→ Supplied data
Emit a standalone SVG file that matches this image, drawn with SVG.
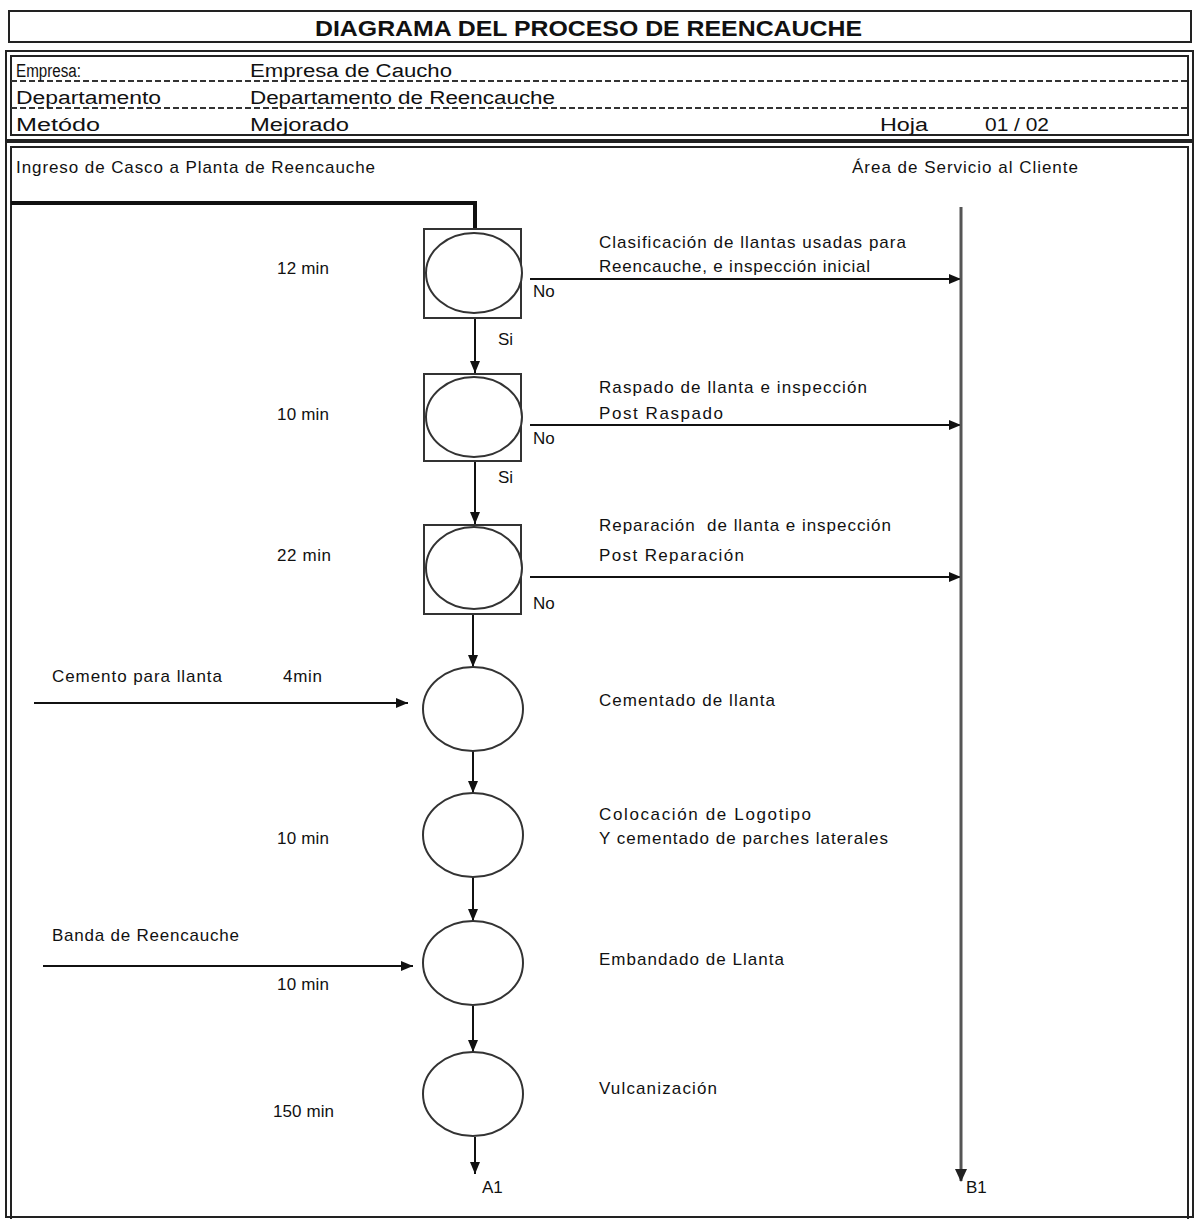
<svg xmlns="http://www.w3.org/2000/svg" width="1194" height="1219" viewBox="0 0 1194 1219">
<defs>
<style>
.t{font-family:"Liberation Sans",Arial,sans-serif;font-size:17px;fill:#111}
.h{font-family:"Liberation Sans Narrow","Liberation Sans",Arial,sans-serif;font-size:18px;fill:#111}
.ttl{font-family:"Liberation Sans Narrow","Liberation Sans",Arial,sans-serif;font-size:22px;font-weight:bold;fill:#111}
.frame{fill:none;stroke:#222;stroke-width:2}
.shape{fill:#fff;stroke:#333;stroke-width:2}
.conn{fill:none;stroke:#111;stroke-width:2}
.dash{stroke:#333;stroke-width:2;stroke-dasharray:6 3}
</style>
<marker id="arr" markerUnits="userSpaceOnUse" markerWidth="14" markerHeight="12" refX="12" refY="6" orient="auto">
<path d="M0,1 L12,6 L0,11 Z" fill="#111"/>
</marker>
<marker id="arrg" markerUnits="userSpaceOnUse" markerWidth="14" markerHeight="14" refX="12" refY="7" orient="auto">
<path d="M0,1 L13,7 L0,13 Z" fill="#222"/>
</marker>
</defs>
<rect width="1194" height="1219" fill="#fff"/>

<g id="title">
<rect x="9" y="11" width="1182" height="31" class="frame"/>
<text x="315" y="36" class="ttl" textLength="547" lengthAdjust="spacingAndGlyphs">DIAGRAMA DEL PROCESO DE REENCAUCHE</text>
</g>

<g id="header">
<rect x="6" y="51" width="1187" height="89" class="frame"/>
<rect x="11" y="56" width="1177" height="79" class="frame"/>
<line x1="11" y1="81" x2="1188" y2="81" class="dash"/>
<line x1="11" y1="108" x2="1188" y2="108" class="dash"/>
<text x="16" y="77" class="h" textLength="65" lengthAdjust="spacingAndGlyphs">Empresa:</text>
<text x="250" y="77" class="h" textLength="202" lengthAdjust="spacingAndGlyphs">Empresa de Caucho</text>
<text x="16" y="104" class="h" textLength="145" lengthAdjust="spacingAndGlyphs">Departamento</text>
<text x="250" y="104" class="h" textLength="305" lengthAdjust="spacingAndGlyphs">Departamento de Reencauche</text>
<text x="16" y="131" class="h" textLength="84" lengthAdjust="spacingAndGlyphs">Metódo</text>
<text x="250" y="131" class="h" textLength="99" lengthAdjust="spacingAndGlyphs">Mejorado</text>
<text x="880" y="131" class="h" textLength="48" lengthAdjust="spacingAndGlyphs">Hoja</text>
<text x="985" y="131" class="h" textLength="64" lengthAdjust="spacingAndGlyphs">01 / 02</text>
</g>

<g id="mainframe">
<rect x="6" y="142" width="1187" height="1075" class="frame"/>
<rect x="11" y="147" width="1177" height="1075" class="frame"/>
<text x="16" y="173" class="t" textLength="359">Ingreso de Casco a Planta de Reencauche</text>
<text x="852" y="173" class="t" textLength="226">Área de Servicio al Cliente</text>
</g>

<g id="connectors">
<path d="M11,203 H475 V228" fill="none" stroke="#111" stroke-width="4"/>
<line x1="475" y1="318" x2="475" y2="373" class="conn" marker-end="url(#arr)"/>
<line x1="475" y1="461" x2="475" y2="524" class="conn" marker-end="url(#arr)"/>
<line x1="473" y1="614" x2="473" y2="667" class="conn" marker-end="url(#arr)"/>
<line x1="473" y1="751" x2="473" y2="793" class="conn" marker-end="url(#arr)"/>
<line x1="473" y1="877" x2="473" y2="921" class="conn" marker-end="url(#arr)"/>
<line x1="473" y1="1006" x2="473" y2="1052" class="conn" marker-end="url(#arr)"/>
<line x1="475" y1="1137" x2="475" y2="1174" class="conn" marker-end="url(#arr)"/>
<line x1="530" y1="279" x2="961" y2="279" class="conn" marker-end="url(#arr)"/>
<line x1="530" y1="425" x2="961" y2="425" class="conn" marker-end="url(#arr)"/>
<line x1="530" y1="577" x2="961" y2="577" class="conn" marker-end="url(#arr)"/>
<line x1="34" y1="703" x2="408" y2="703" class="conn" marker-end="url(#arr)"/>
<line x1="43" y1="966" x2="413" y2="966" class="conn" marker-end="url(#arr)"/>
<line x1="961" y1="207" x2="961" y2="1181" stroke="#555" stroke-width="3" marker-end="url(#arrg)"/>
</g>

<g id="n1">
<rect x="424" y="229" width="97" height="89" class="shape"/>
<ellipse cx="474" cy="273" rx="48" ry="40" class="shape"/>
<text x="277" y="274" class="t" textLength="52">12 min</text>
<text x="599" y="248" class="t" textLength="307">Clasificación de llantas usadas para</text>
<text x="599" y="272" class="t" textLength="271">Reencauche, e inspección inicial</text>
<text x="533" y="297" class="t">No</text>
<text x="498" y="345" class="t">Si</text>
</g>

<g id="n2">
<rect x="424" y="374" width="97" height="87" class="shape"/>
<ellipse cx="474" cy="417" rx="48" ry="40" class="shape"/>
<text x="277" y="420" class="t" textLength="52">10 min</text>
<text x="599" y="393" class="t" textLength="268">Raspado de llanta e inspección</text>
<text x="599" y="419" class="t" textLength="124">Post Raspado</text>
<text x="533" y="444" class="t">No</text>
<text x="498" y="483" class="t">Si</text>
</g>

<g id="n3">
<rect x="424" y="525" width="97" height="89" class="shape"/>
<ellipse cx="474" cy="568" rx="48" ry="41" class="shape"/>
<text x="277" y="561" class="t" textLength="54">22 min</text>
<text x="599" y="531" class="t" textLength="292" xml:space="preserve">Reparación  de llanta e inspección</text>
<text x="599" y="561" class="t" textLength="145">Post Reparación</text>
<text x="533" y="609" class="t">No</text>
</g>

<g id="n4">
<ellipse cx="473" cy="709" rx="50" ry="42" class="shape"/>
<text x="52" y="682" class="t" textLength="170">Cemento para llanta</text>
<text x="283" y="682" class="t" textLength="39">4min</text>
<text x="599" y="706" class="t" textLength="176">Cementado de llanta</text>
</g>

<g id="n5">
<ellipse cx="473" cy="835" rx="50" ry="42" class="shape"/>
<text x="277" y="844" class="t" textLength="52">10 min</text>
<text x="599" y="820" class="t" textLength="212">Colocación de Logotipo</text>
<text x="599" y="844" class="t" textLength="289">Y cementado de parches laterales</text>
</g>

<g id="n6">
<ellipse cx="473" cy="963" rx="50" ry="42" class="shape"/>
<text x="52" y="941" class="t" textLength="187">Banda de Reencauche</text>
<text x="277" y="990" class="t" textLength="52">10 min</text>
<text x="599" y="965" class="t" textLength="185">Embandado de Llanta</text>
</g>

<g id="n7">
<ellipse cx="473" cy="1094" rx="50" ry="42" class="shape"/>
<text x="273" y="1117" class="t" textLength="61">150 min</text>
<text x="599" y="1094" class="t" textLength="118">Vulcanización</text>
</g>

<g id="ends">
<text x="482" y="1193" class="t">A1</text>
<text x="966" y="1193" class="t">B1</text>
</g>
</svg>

==

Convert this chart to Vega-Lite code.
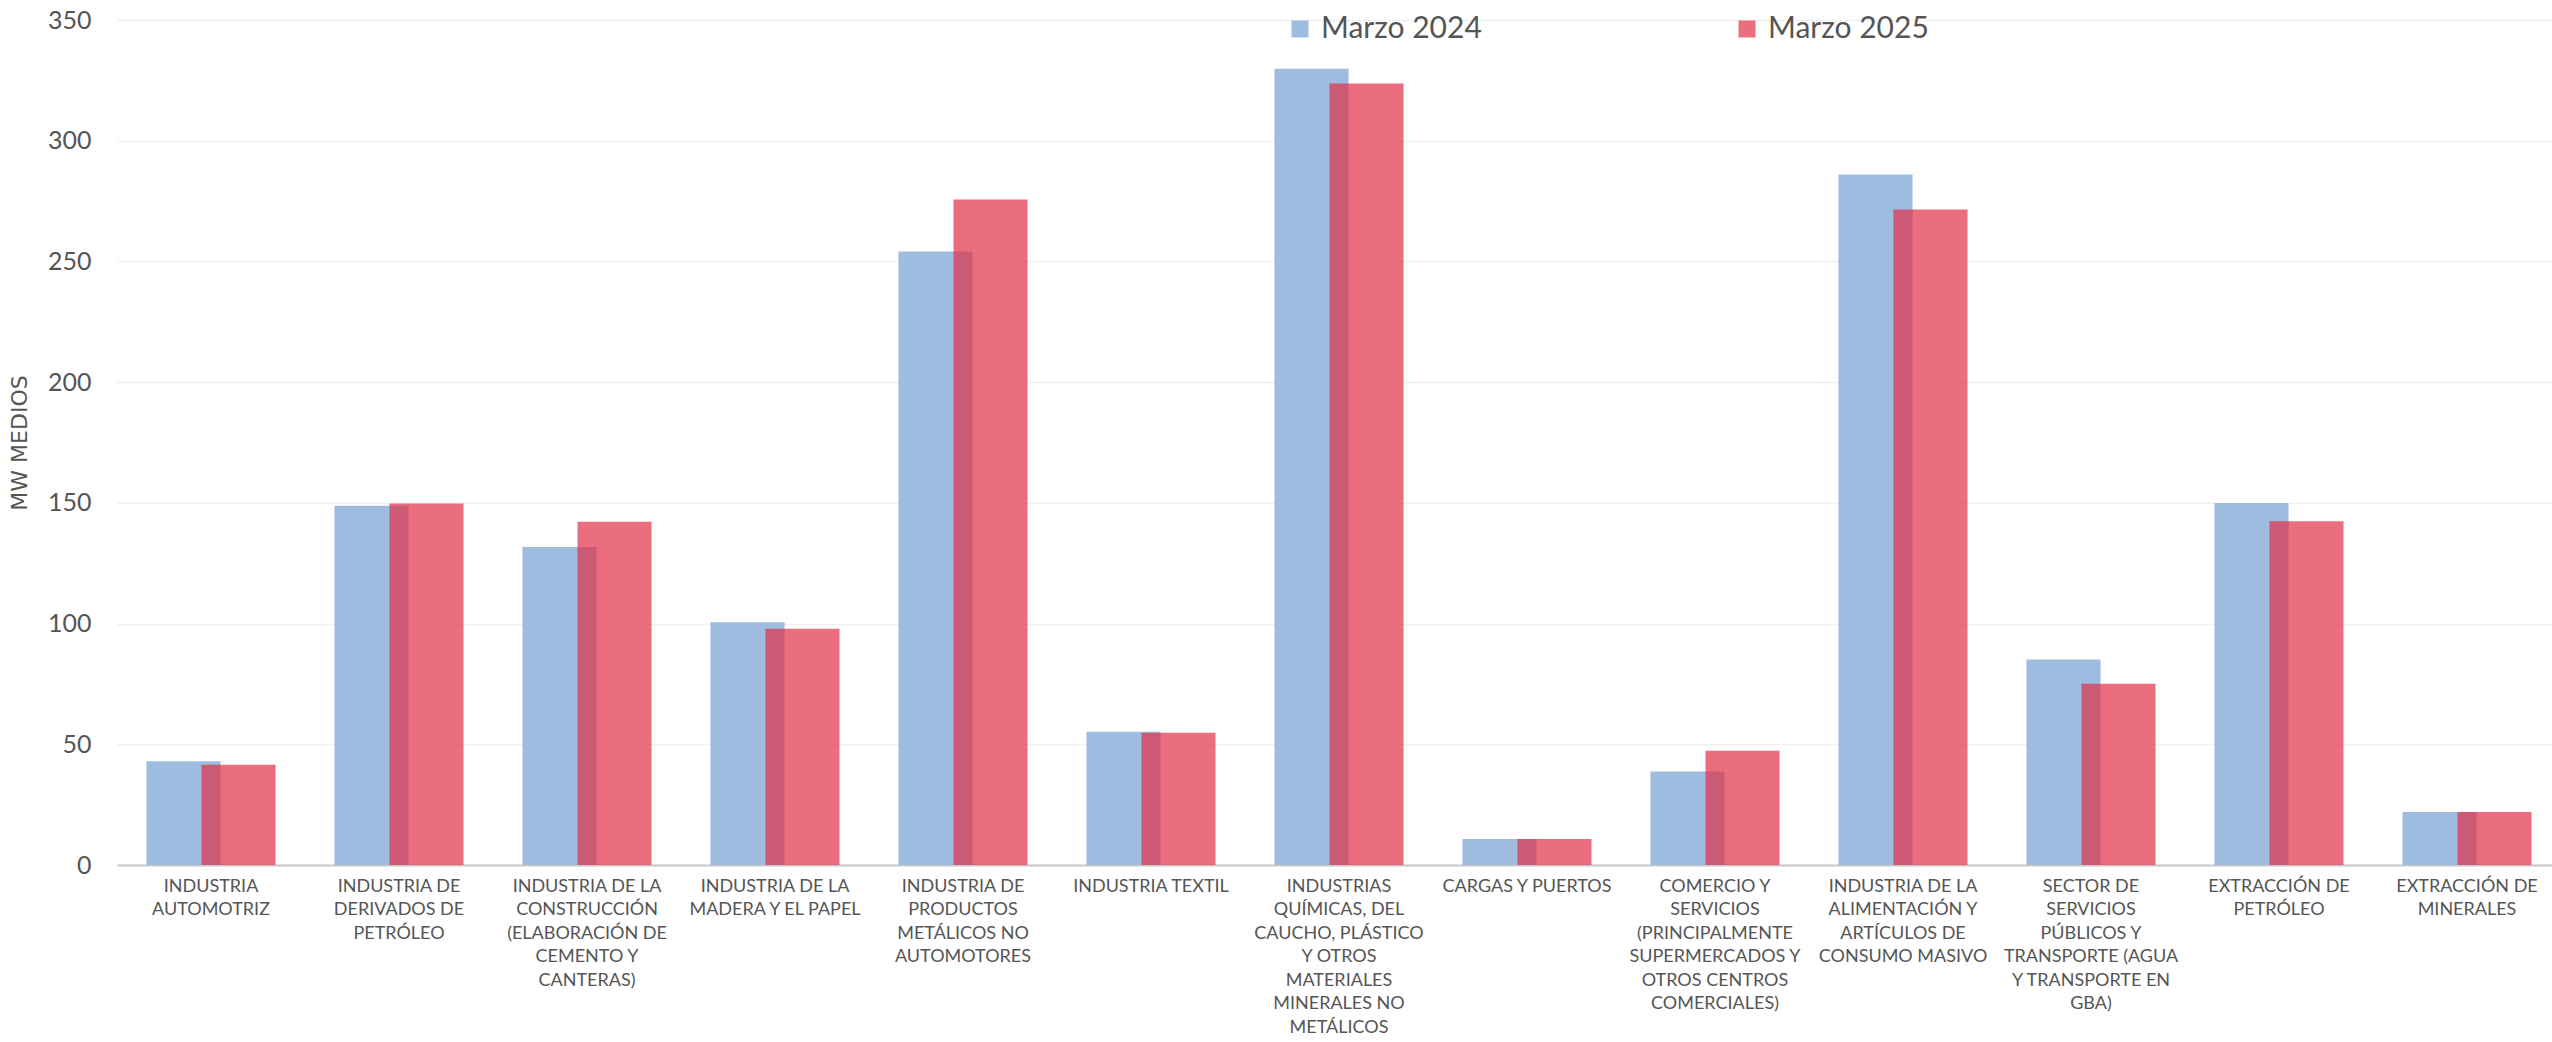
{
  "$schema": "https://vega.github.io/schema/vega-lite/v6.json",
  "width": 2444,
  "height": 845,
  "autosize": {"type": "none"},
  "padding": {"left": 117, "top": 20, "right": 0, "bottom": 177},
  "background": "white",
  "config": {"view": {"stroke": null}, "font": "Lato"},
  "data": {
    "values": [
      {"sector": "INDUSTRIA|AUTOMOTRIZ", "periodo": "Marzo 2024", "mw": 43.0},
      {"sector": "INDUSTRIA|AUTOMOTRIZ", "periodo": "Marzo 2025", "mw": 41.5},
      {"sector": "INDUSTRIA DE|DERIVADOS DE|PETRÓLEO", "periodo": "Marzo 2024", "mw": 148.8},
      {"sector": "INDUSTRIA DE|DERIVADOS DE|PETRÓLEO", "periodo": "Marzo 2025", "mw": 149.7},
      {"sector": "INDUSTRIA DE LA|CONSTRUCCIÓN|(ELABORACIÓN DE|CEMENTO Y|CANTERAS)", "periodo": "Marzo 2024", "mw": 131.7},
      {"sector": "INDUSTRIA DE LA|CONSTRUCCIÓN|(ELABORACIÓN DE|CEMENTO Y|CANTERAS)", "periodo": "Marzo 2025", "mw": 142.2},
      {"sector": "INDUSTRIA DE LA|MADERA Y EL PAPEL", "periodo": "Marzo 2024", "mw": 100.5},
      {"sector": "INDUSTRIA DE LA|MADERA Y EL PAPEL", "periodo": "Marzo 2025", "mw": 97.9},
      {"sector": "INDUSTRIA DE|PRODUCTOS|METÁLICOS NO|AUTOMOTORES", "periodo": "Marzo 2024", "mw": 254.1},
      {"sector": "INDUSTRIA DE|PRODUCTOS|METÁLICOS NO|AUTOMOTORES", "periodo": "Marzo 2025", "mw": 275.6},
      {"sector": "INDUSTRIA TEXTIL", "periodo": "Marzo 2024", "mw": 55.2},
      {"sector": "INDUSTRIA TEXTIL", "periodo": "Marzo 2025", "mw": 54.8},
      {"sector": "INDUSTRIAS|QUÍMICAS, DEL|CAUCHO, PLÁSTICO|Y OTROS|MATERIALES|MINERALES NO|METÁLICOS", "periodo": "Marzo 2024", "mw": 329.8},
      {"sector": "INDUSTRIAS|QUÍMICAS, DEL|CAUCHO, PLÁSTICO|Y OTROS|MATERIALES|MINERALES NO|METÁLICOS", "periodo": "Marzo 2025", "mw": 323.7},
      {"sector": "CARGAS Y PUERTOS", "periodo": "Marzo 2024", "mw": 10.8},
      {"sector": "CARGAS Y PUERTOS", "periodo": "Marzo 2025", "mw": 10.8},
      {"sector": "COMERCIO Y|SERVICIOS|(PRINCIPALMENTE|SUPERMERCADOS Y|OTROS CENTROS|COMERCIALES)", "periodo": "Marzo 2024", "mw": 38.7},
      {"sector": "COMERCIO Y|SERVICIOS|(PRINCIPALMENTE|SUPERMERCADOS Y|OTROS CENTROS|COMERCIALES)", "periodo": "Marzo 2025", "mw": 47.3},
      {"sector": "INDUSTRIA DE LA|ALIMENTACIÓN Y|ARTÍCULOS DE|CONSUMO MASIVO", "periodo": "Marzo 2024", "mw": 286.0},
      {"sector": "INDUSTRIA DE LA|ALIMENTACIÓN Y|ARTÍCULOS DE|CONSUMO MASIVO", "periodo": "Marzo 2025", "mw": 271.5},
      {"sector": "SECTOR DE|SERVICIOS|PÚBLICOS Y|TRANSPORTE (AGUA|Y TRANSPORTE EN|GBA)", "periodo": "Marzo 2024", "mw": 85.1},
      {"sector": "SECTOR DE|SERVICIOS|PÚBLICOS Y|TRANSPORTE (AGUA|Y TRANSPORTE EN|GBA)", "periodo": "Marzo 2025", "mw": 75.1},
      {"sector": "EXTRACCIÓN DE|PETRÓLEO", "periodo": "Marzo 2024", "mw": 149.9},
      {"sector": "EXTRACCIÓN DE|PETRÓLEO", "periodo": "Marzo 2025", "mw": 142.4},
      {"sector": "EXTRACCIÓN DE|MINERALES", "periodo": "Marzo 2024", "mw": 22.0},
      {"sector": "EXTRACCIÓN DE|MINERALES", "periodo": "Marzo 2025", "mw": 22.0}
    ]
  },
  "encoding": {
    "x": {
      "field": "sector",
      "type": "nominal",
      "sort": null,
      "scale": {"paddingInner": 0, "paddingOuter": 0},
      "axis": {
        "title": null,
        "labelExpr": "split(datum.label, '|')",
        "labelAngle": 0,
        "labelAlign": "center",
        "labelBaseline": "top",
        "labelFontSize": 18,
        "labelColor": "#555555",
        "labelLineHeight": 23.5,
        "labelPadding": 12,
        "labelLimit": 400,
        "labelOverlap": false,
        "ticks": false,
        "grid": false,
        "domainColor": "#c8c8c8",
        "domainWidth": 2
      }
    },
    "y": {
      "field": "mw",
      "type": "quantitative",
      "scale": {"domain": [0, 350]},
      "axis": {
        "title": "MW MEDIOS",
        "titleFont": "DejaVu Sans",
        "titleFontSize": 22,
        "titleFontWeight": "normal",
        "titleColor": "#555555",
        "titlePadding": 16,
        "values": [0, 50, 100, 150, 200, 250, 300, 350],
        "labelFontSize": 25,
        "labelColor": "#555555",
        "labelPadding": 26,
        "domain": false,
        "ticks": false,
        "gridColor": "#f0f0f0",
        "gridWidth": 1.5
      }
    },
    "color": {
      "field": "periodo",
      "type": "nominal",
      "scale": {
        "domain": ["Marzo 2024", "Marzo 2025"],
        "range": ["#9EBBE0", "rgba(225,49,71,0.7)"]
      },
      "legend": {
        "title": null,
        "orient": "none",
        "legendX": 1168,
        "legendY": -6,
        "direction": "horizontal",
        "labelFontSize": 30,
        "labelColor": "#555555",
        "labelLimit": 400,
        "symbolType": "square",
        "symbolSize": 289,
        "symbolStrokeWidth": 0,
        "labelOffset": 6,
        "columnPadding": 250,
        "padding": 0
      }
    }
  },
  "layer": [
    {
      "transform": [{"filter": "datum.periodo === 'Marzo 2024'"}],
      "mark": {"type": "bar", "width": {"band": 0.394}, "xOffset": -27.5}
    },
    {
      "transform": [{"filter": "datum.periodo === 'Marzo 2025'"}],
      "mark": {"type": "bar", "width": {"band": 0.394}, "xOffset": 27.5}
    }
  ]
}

→ Problem
Work out how many lines of the listing above include "this". Answer with the number and nothing more.

→ Full solution
2